Cost engineers add contingency to line items or to the total base estimate to account for some uncertainty. Within a company, the rules and guidelines are generally well known and consistently applied. Nonetheless, there are different interpretations among companies. One of the standard definitions says: “Cost contingency is the amount of additional money, above and beyond the base cost, that is required to ensure the project’s success. This money is to be used only for omissions and the unexpected difficulties that may arise. ...Contingency costs are explicitly part of the total cost estimate.”

By adding contingency to each line item, the total cost estimate contains the sum of these quantities. However, we have seen above the danger of summing deterministic variables.

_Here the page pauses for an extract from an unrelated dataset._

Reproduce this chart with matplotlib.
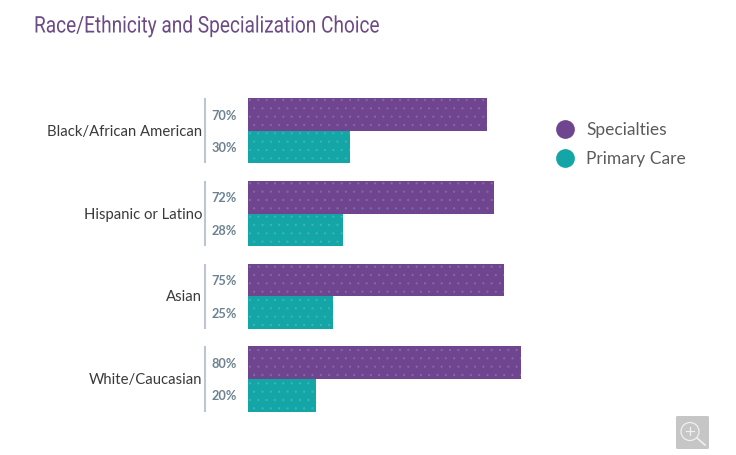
import matplotlib
matplotlib.use("Agg")
import matplotlib.pyplot as plt
from matplotlib.patches import FancyBboxPatch, Circle
from matplotlib.lines import Line2D
from matplotlib.patheffects import AbstractPathEffect
from matplotlib.transforms import Affine2D
import numpy as np

categories = ["Black/African American", "Hispanic or Latino", "Asian", "White/Caucasian"]
specialties = [70, 72, 75, 80]
primary_care = [30, 28, 25, 20]
series_names = ["Specialties", "Primary Care"]
title = "Race/Ethnicity and Specialization Choice"

PURPLE = "#6f4590"
TEAL = "#14a5a6"
W, H = 736, 456
plt.rcParams["hatch.linewidth"] = 0.4
plt.rcParams["font.family"] = ["Lato", "DejaVu Sans"]


class Condense(AbstractPathEffect):
    """Narrow the glyphs horizontally; the text stays a real text object."""
    def __init__(self, sx):
        super().__init__()
        self.sx = sx

    def draw_path(self, renderer, gc, tpath, affine, rgbFace=None):
        renderer.draw_path(gc, tpath, Affine2D().scale(self.sx, 1) + affine, rgbFace)


fig = plt.figure(figsize=(W / 100, H / 100), dpi=100, facecolor="white")
ax = fig.add_axes([248 / W, 1 - 421.2 / H, 341 / W, 330.7 / H])
ax.set_xlim(0, 100)
ax.set_ylim(3.5, -0.5)
ax.axis("off")

y = np.arange(len(categories))
bh = 0.395
hatch_col = (1, 1, 1, 0.14)
ax.barh(y - bh / 2, specialties, height=bh, color=PURPLE, hatch="..", edgecolor=hatch_col, linewidth=0)
ax.barh(y + bh / 2, primary_care, height=bh, color=TEAL, hatch="..", edgecolor=hatch_col, linewidth=0)

for i, cat in enumerate(categories):
    ax.annotate(cat, (0, i), xytext=(-46, 0), textcoords="offset pixels", ha="right", va="center",
                fontsize=10.75, color="#3a3a3a", annotation_clip=False)
    ax.plot([-12.5, -12.5], [i - bh, i + bh], color="#bcc6cf", lw=1.5, clip_on=False, solid_capstyle="butt")
    for val, yy in ((specialties[i], i - bh / 2), (primary_care[i], i + bh / 2)):
        ax.annotate(f"{val}%", (0, yy), xytext=(-11, 0), textcoords="offset pixels", ha="right",
                    va="center", fontsize=9.2, fontweight="bold", color="#6d8290", annotation_clip=False)

fig.text(34 / W, 1 - 27 / H, title, fontsize=16.5, color="#6b4a85", va="center", ha="left",
         family=["Roboto"], path_effects=[Condense(0.832)])

# legend
for name, col, py in zip(series_names, [PURPLE, TEAL], [130, 159]):
    fig.add_artist(Line2D([565 / W], [1 - py / H], marker="o", markersize=13.5, color=col, linestyle="none",
                          markeredgewidth=0, transform=fig.transFigure))
    fig.text(586 / W, 1 - py / H, name, fontsize=12.5, color="#5c5c5c", va="center", ha="left")

# zoom button
over = fig.add_axes([0, 0, 1, 1], facecolor="none")
over.set_xlim(0, W)
over.set_ylim(H, 0)
over.axis("off")
over.add_patch(FancyBboxPatch((676, 417), 33, 33, boxstyle="round,pad=0,rounding_size=1.5", fc="#c6c6c6", ec="none"))
over.add_patch(Circle((690, 432.5), 9, fc="none", ec="#f0f0f0", lw=0.9))
over.plot([697, 705], [439, 446], color="#f0f0f0", lw=1.2)
over.plot([686, 694], [432.5, 432.5], color="#f0f0f0", lw=0.9)
over.plot([690, 690], [428.5, 436.5], color="#f0f0f0", lw=0.9)

fig.savefig("out.png", dpi=100, facecolor="white")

In effect, setting aside some additional funds for each line item tends to generate a larger aggregate contingency than is necessary because it emphasizes the unlikely prospect that all line items will simultaneously exceed their estimates. An alternative use of contingency is to apply a percent to the total cost. This, at least, recognizes the sum of line items as its own distribution.

## Not knowing how likely is the most likely case

Even if a deterministic method would generate a most-likely case (by some method other than simply applying the model to the most likely inputs), we would not know how likely it would be to achieve that case (or better). Monte Carlo outputs allow us to estimate the likelihood of achieving any given outcome, so the surprise is avoided at discovering, for example, that bettering your most-likely case is 7 to 2 against.

## Not identifying driving variables

Deterministic models do not tell us which of the inputs are important. Sensitivity analysis is the general term for finding out how the output(s) of a model varies with changes in the inputs. Attempting to answer “what if” questions (What if the oil price goes to U.S. \$80? What if the project is delayed by a year? What if the rig rate is twice as much as we budgeted for?) gave rise to two forms of sensitivity analysis called tornado charts and spider diagrams, which have been discussed (and their shortcomings mentioned) earlier in this chapter.